"""
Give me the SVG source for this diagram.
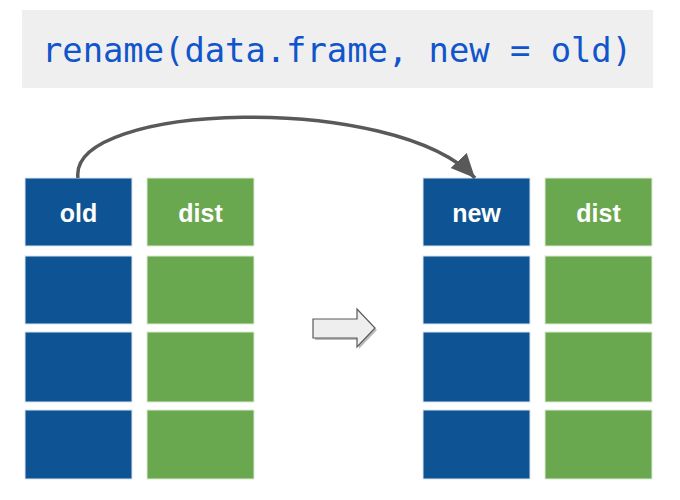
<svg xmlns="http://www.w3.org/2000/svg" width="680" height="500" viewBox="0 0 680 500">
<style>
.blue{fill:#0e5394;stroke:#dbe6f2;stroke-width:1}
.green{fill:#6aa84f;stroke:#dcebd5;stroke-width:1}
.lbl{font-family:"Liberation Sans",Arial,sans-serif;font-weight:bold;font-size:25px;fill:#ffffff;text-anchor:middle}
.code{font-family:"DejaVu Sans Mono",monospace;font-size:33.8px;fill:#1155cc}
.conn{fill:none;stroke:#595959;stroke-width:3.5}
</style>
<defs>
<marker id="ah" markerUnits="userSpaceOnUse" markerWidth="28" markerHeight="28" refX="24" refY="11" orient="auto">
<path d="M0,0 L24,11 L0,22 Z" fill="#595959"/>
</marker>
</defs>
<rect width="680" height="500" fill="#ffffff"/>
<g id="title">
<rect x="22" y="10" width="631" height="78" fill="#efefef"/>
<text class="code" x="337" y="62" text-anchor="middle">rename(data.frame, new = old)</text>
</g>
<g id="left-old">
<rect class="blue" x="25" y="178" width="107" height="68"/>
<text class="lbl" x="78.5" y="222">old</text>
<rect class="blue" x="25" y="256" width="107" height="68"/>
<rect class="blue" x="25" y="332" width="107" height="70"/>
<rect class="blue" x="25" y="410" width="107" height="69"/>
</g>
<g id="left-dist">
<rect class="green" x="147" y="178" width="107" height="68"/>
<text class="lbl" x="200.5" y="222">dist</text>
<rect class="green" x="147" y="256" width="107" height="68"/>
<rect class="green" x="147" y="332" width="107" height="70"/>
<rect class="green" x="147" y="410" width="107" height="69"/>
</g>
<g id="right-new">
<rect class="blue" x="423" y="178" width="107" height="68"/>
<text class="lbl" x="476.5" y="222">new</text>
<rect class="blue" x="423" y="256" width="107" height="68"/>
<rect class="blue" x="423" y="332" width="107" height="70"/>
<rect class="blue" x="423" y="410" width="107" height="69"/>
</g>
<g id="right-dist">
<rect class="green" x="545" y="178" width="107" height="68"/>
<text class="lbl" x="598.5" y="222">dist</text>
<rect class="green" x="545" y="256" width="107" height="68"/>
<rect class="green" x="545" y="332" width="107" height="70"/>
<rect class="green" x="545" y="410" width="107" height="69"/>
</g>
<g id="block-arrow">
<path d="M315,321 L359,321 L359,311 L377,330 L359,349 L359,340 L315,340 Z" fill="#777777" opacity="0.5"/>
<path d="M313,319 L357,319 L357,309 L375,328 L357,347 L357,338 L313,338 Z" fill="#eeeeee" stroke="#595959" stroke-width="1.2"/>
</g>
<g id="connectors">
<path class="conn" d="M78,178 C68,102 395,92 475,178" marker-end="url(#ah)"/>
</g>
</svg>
"""
"""
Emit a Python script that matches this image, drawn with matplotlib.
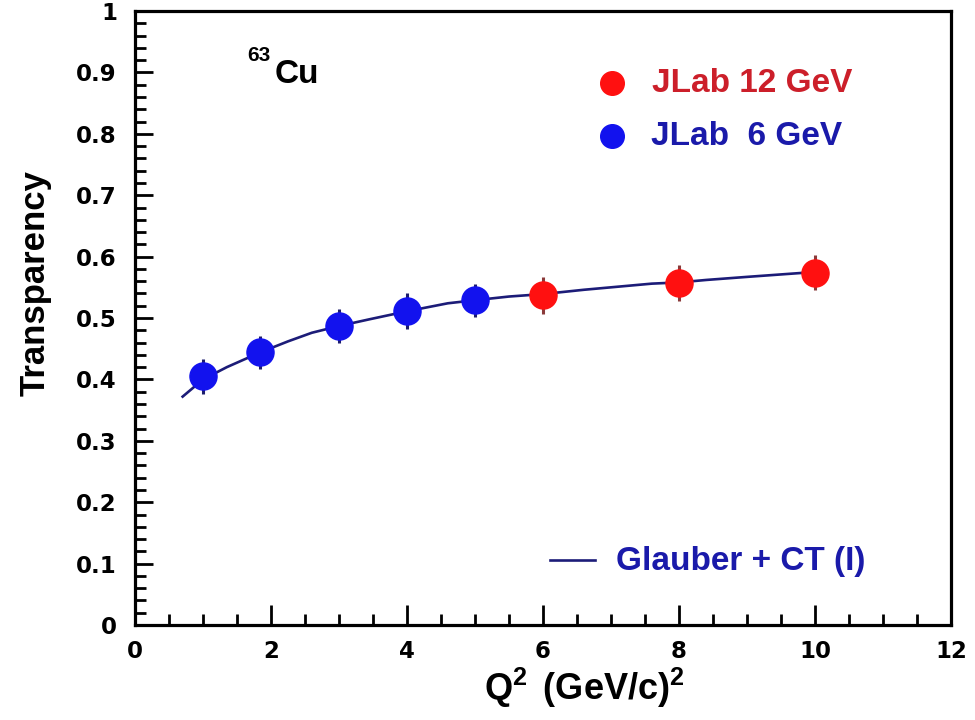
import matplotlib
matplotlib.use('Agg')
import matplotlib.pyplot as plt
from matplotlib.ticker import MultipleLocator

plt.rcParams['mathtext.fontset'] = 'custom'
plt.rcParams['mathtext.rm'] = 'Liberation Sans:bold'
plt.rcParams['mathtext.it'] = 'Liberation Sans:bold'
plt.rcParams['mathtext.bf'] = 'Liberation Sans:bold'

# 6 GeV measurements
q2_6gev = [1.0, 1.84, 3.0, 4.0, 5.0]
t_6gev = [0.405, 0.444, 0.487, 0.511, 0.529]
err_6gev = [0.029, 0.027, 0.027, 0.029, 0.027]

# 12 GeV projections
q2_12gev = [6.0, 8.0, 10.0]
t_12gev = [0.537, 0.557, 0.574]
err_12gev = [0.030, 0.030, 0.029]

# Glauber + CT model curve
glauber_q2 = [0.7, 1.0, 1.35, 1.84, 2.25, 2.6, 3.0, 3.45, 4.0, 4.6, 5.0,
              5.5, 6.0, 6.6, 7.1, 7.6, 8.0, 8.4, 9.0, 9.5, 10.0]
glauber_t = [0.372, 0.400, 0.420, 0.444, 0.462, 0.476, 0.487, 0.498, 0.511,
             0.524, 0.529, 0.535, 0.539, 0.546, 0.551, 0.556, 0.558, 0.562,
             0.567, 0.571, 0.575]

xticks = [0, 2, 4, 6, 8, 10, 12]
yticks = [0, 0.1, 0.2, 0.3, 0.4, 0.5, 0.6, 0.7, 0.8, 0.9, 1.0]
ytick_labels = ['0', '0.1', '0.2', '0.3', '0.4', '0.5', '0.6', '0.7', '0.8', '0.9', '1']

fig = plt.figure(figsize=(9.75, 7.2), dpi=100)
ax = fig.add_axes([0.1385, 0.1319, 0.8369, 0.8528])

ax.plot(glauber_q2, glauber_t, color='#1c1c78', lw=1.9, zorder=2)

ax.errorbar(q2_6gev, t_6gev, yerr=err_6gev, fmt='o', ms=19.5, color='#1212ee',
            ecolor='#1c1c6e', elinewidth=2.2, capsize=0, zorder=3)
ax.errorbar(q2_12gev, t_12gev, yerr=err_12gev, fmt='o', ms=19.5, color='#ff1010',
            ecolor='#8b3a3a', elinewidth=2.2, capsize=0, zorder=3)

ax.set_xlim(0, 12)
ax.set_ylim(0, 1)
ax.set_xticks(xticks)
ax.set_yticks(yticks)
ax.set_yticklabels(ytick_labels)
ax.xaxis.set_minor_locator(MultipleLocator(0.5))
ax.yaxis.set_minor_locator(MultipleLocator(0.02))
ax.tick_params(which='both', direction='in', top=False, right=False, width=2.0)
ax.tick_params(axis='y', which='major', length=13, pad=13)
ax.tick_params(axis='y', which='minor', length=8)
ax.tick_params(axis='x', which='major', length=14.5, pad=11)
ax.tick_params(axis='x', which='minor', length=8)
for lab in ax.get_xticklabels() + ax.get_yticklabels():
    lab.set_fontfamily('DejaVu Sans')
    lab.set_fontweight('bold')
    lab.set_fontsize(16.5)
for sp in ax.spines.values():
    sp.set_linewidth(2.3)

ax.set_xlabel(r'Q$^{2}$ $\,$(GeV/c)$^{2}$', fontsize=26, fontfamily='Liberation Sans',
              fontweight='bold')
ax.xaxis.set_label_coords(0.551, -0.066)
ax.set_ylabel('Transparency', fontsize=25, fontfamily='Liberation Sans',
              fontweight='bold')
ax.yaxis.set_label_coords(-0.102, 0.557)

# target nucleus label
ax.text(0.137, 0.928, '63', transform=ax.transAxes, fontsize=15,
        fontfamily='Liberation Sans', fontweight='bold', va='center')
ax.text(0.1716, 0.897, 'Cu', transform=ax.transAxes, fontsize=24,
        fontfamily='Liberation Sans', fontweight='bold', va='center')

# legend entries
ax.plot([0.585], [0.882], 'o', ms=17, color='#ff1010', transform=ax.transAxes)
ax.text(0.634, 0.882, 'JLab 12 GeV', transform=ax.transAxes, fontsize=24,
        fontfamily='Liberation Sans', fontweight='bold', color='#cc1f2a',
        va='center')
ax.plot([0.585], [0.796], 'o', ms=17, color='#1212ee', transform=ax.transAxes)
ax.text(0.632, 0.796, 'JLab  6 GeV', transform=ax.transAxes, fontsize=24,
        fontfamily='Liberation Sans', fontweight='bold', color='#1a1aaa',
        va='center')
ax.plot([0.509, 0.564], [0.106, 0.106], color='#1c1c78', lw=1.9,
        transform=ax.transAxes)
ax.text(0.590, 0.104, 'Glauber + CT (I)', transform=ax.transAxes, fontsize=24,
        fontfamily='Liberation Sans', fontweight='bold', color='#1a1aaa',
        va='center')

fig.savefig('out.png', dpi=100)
"""
"""
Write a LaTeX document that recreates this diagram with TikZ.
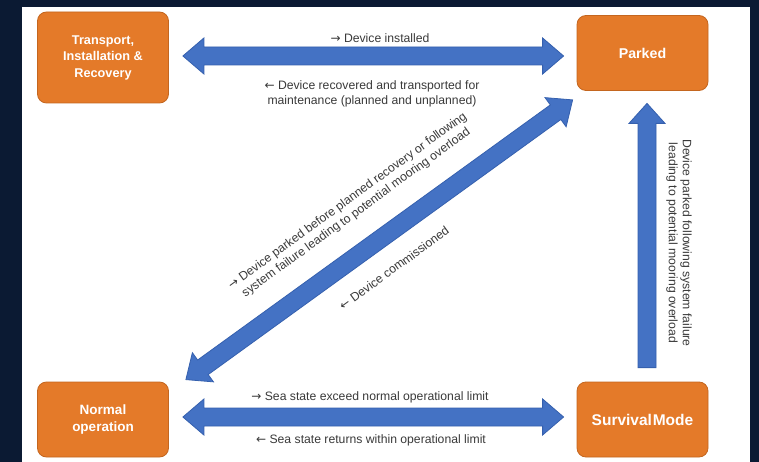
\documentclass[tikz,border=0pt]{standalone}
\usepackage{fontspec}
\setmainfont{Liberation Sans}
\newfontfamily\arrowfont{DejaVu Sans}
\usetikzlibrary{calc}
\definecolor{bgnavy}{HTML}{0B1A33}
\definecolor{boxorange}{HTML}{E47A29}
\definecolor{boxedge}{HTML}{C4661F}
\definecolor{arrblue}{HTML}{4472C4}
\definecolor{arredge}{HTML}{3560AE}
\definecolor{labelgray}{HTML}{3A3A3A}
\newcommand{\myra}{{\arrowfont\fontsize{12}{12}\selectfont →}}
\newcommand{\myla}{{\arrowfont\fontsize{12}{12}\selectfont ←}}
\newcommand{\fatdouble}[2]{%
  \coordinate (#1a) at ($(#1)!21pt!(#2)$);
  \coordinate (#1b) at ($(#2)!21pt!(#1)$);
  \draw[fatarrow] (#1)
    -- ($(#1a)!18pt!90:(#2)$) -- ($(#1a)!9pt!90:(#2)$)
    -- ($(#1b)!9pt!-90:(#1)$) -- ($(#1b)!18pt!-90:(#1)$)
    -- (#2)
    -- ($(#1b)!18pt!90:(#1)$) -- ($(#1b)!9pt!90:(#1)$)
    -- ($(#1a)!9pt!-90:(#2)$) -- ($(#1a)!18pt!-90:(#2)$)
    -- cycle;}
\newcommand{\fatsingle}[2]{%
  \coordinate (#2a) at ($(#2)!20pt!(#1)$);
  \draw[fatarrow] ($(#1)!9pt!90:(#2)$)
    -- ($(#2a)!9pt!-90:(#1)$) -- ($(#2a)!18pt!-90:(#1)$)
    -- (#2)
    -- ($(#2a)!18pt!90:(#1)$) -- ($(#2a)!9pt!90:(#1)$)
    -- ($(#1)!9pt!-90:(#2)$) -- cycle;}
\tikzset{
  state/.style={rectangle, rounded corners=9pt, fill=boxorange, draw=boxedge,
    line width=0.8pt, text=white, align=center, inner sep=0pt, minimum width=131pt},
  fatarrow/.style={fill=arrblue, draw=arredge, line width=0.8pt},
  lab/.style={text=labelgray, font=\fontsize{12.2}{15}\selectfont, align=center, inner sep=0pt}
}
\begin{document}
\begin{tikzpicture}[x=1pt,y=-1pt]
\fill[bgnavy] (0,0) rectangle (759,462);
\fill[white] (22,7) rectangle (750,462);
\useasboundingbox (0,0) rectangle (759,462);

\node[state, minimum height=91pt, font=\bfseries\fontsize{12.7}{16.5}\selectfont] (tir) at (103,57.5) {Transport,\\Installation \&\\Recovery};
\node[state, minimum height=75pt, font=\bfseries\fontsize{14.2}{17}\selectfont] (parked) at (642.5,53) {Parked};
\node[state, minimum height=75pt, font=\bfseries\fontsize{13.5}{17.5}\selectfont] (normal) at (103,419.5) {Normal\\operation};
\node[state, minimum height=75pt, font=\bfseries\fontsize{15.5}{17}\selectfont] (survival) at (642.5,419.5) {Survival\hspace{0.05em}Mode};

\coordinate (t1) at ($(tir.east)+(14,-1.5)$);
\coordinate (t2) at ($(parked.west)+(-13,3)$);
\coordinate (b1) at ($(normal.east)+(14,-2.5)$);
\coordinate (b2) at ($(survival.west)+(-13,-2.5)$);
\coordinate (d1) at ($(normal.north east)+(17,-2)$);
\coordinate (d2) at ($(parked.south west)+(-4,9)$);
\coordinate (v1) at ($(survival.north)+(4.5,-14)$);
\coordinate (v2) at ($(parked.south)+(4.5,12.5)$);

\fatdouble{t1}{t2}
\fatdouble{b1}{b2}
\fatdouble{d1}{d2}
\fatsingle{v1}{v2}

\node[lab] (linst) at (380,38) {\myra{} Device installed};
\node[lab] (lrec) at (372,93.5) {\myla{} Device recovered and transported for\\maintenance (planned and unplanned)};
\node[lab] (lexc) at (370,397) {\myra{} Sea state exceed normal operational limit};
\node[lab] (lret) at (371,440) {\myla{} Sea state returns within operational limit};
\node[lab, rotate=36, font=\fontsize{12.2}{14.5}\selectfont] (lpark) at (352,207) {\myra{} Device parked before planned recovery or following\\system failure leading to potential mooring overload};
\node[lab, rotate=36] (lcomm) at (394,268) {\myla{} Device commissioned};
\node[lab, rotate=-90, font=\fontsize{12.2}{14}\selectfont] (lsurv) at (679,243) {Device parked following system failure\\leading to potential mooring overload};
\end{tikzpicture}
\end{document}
"""
Goal: Look above for the line with "Emit a Python"; quote it and every line after it, stopping after the line with "sp.set_linewidth(2.3)", exactly, with nothing added and without pictures.

Task output:
Emit a Python script that matches this image, drawn with matplotlib.
import matplotlib
matplotlib.use('Agg')
import matplotlib.pyplot as plt
from matplotlib.ticker import MultipleLocator

plt.rcParams['mathtext.fontset'] = 'custom'
plt.rcParams['mathtext.rm'] = 'Liberation Sans:bold'
plt.rcParams['mathtext.it'] = 'Liberation Sans:bold'
plt.rcParams['mathtext.bf'] = 'Liberation Sans:bold'

# 6 GeV measurements
q2_6gev = [1.0, 1.84, 3.0, 4.0, 5.0]
t_6gev = [0.405, 0.444, 0.487, 0.511, 0.529]
err_6gev = [0.029, 0.027, 0.027, 0.029, 0.027]

# 12 GeV projections
q2_12gev = [6.0, 8.0, 10.0]
t_12gev = [0.537, 0.557, 0.574]
err_12gev = [0.030, 0.030, 0.029]

# Glauber + CT model curve
glauber_q2 = [0.7, 1.0, 1.35, 1.84, 2.25, 2.6, 3.0, 3.45, 4.0, 4.6, 5.0,
              5.5, 6.0, 6.6, 7.1, 7.6, 8.0, 8.4, 9.0, 9.5, 10.0]
glauber_t = [0.372, 0.400, 0.420, 0.444, 0.462, 0.476, 0.487, 0.498, 0.511,
             0.524, 0.529, 0.535, 0.539, 0.546, 0.551, 0.556, 0.558, 0.562,
             0.567, 0.571, 0.575]

xticks = [0, 2, 4, 6, 8, 10, 12]
yticks = [0, 0.1, 0.2, 0.3, 0.4, 0.5, 0.6, 0.7, 0.8, 0.9, 1.0]
ytick_labels = ['0', '0.1', '0.2', '0.3', '0.4', '0.5', '0.6', '0.7', '0.8', '0.9', '1']

fig = plt.figure(figsize=(9.75, 7.2), dpi=100)
ax = fig.add_axes([0.1385, 0.1319, 0.8369, 0.8528])

ax.plot(glauber_q2, glauber_t, color='#1c1c78', lw=1.9, zorder=2)

ax.errorbar(q2_6gev, t_6gev, yerr=err_6gev, fmt='o', ms=19.5, color='#1212ee',
            ecolor='#1c1c6e', elinewidth=2.2, capsize=0, zorder=3)
ax.errorbar(q2_12gev, t_12gev, yerr=err_12gev, fmt='o', ms=19.5, color='#ff1010',
            ecolor='#8b3a3a', elinewidth=2.2, capsize=0, zorder=3)

ax.set_xlim(0, 12)
ax.set_ylim(0, 1)
ax.set_xticks(xticks)
ax.set_yticks(yticks)
ax.set_yticklabels(ytick_labels)
ax.xaxis.set_minor_locator(MultipleLocator(0.5))
ax.yaxis.set_minor_locator(MultipleLocator(0.02))
ax.tick_params(which='both', direction='in', top=False, right=False, width=2.0)
ax.tick_params(axis='y', which='major', length=13, pad=13)
ax.tick_params(axis='y', which='minor', length=8)
ax.tick_params(axis='x', which='major', length=14.5, pad=11)
ax.tick_params(axis='x', which='minor', length=8)
for lab in ax.get_xticklabels() + ax.get_yticklabels():
    lab.set_fontfamily('DejaVu Sans')
    lab.set_fontweight('bold')
    lab.set_fontsize(16.5)
for sp in ax.spines.values():
    sp.set_linewidth(2.3)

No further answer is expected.